Iraq: The King, the Chickens, and the Permanent Bases
By Jim Fine
The attempt by Rep. Steve King (IA) in mid-May to void legislation banning the U.S. from building permanent military bases in Iraq brings to mind an old Arab parable: Two chickens lay tied up on the chopping block talking. “We’re for it,” the one said, “He’s honing that knife on the sharpening stone.” “Don’t worry,” the other replied, “look at him, he’s crying. He won’t hurt us.” “Would that your words would leap from your beak to the gate of Heaven and be fulfilled,” the first chicken said, “but my father and mother taught me, “Son, always look at their hands, not their eyes.”
FCNL’s chickens had a close call recently. On May 17, the House voted 219 to 209 to reject an amendment to the defense authorization bill that would have undermined legislation banning long-term U.S. military bases in Iraq. Fortunately the ban survived, but not by much. Approval of the amendment would have rendered meaningless the prohibition on permanent bases in Iraq that FCNL’s lobbying won in the 109th Congress and saw reaffirmed in this 110th Congress.
Why is this ban important? The world is listening to what the U.S. is saying but also watches what our hands are doing. The administration and many members of Congress continue to say that the U.S. is not planning a permanent military occupation of Iraq. To reaffirm this point, last year the House voted 376 to 50 to prohibit the building of permanent U.S. military bases in Iraq. But this year many of those same legislators had a change of heart. In the recent vote, 15 Democrats joined 204 Republicans in voting for the amendment offered by Rep. King that said in effect, "OK, you can’t build 'permanent' bases in Iraq, but you can build twenty-year bases or fifty-year bases or whatever other kind of 'impermanent' bases you want."
What were they thinking? General Douglas E. Lute, the administration’s recently appointed overseer of the wars in Iraq and Afghanistan, has said that a key U.S. objective must be to undercut the Iraqi perception that the U.S. is intent on maintaining the occupation of Iraq indefinitely.
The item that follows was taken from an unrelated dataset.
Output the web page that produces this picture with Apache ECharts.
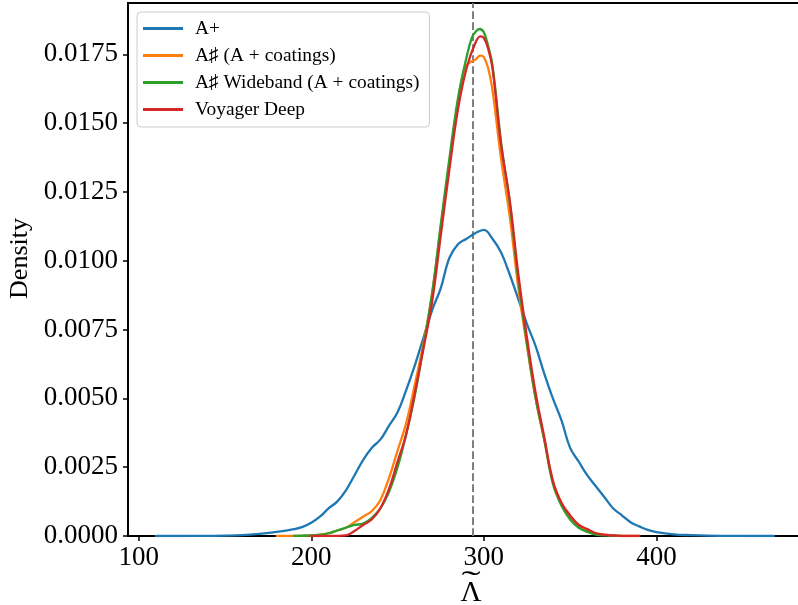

General Lute is right. The presence of U.S. troops on Iraqi soil fuels violent opposition to the U.S. Passage of the King amendment on impermanent permanent bases would have become another poster child for al-Qaeda and the Iraqi insurgents.
The semantic game would have fooled no one, especially the Iraqis. Arguing, as the amendment did, that there are no “permanent” U.S. bases anywhere in the world would not have mitigated the disaster. Passage of the King amendment would have undone the positive effect of every single vote cast to date in the 110th Congress in favor of a timetable for the withdrawal of U.S. forces.
Iraqis would have taken good note of the lack of permanent U.S. military bases, say, in Europe or the Philippines and would have recalled the old Arab parable and the last words of the first chicken, “Son, always look at their hands, not their eyes.”